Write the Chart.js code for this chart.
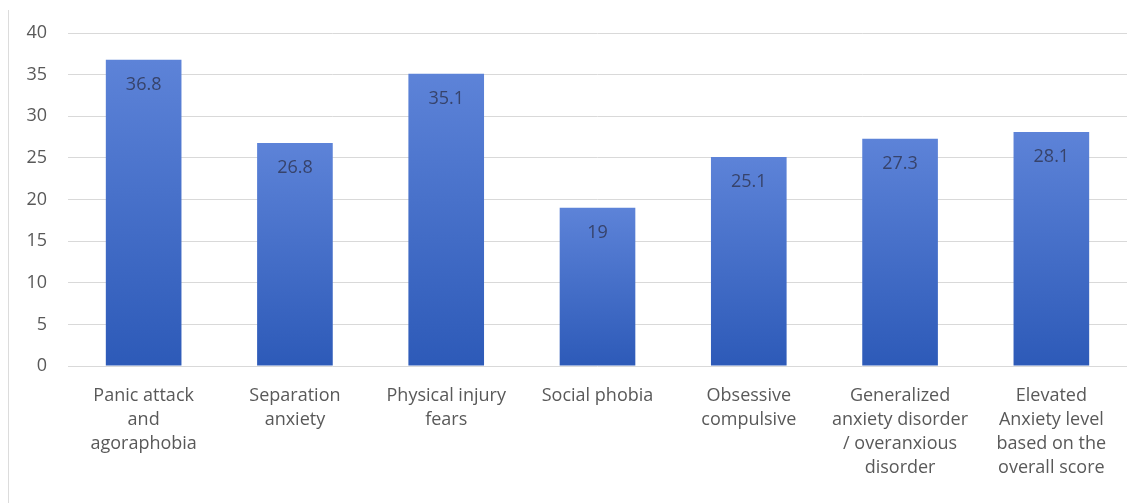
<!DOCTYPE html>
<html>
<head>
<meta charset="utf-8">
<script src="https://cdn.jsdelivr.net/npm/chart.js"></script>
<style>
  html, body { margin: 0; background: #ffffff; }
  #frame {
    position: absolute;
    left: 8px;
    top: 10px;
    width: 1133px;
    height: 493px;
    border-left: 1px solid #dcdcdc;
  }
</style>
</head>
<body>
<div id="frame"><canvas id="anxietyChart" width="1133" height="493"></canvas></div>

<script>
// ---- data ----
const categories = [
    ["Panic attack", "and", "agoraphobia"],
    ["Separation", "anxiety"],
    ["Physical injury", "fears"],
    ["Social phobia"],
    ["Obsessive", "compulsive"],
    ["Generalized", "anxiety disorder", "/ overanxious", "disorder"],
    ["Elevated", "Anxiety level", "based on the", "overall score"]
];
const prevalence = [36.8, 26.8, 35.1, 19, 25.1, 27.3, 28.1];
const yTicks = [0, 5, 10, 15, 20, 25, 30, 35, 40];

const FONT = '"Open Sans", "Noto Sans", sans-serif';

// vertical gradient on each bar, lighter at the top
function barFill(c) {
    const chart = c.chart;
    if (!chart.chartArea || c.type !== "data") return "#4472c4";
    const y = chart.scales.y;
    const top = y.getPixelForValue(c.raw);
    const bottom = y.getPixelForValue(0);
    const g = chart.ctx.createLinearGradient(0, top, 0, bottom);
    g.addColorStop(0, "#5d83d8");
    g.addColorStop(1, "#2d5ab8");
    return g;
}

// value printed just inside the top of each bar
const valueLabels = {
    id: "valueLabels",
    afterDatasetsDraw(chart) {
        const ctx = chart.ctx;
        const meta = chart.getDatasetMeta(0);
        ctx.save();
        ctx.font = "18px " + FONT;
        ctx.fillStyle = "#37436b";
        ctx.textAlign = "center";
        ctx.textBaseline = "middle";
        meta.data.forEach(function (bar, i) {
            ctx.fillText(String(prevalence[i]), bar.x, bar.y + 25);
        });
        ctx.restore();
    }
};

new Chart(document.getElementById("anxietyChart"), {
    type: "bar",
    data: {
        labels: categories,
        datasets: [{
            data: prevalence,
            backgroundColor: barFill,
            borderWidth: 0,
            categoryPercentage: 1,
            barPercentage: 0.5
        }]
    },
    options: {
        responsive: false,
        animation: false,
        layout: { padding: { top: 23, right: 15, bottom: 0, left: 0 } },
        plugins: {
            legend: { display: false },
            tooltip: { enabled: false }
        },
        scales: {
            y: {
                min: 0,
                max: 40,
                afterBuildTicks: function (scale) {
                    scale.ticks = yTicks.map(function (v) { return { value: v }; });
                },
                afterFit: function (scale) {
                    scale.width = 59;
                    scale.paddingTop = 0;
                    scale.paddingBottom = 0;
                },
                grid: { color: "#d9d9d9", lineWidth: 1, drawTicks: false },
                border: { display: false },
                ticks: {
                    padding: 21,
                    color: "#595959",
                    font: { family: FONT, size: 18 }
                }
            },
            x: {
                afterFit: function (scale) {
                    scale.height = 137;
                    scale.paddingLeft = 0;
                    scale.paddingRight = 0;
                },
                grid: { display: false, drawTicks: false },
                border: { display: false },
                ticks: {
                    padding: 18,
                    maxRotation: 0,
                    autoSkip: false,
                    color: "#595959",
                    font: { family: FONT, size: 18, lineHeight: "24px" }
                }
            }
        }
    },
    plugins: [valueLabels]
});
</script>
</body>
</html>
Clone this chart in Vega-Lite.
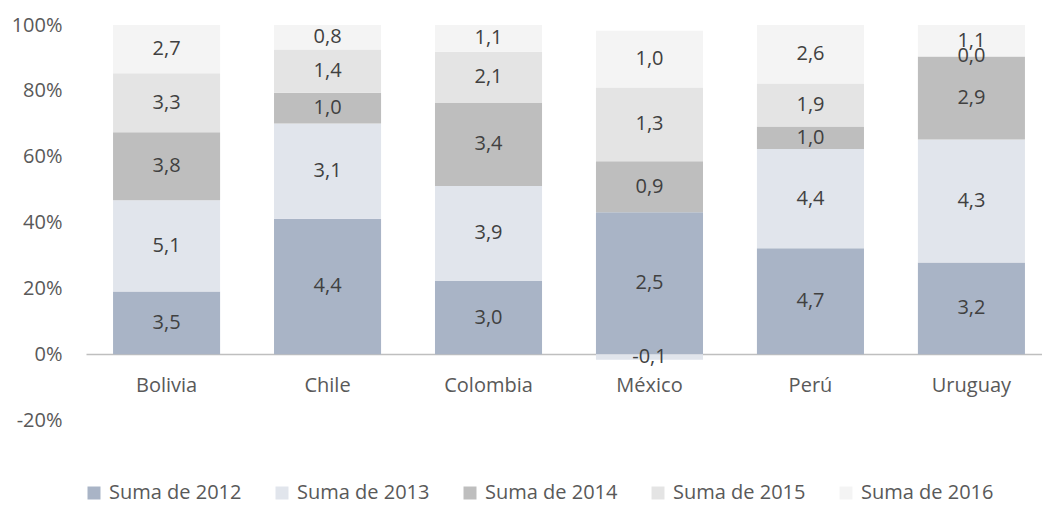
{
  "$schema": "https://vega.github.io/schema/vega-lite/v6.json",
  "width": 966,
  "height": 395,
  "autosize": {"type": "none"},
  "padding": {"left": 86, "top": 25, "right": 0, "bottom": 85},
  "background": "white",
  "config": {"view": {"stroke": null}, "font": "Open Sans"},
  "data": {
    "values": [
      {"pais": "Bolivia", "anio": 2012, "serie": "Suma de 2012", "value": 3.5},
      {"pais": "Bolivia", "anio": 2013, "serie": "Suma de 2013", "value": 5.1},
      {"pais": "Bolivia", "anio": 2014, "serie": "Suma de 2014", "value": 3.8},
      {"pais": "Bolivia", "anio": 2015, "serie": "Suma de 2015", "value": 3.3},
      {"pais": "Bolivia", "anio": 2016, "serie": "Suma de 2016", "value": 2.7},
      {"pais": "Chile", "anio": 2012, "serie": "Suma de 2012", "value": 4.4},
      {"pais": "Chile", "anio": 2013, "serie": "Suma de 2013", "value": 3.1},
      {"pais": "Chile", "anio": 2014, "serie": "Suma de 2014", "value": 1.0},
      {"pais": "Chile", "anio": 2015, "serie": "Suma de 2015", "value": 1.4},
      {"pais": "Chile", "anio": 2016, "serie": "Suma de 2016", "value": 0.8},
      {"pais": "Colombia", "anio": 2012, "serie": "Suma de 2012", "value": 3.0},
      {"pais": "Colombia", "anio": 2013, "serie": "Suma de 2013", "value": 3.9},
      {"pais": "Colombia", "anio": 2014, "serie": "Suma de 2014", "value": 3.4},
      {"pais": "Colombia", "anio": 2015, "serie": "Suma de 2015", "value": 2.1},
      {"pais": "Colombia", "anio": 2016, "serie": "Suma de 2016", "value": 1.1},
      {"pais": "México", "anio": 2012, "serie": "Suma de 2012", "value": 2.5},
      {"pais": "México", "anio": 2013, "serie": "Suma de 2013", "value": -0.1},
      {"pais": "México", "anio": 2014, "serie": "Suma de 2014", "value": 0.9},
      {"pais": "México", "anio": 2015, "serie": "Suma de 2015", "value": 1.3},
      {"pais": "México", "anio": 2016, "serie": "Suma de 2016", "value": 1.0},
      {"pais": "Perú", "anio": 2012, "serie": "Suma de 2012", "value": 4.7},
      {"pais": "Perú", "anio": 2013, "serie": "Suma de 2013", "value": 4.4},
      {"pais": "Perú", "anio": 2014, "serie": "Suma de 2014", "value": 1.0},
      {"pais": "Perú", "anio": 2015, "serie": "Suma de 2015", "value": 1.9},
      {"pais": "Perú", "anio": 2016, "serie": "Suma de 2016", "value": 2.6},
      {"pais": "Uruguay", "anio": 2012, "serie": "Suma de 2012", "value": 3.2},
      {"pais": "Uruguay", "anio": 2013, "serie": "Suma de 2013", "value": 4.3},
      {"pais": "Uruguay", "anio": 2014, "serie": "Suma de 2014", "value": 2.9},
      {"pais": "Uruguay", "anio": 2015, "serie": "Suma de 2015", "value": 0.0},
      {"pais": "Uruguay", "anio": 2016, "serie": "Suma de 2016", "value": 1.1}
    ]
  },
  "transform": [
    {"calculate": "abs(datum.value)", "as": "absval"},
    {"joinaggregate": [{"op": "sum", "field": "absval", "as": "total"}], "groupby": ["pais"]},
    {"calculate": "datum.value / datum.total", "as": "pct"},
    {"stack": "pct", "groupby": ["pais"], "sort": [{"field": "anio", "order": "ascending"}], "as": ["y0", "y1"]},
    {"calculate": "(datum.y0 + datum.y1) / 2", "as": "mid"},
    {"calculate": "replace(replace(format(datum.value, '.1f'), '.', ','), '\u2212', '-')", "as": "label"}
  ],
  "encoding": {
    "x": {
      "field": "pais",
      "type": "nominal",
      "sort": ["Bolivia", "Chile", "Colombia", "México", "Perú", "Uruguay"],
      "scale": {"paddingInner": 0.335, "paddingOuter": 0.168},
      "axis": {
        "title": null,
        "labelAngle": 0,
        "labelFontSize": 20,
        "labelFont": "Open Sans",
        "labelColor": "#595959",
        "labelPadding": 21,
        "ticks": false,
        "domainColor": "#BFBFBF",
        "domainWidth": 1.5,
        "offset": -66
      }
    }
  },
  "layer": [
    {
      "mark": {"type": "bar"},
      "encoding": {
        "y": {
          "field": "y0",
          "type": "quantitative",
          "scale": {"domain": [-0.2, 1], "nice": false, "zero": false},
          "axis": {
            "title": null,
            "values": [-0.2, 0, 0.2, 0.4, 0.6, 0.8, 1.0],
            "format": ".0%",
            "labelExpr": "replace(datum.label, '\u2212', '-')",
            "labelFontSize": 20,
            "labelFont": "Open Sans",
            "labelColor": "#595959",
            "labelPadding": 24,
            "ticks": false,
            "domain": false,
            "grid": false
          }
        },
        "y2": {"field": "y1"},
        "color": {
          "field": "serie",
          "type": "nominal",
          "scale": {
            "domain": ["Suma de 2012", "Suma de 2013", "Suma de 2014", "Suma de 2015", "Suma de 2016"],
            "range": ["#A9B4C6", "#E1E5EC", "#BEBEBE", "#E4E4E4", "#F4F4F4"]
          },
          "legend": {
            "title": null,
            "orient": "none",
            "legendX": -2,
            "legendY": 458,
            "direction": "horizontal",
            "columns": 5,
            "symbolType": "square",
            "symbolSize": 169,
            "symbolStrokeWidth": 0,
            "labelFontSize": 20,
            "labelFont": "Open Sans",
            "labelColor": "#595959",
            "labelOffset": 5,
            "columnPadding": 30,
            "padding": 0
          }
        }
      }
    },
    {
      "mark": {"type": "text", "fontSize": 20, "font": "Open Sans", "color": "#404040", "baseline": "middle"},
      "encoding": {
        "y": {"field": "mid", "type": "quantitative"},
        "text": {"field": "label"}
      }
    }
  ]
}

=-=-=

#### WHAT YOU NEED TO DO:
Copy out every line of the listing that includes the string "this".

#### CORRECT RESPONSE:
Write the Chart.js code for this chart.
Clone this chart in Vega-Lite.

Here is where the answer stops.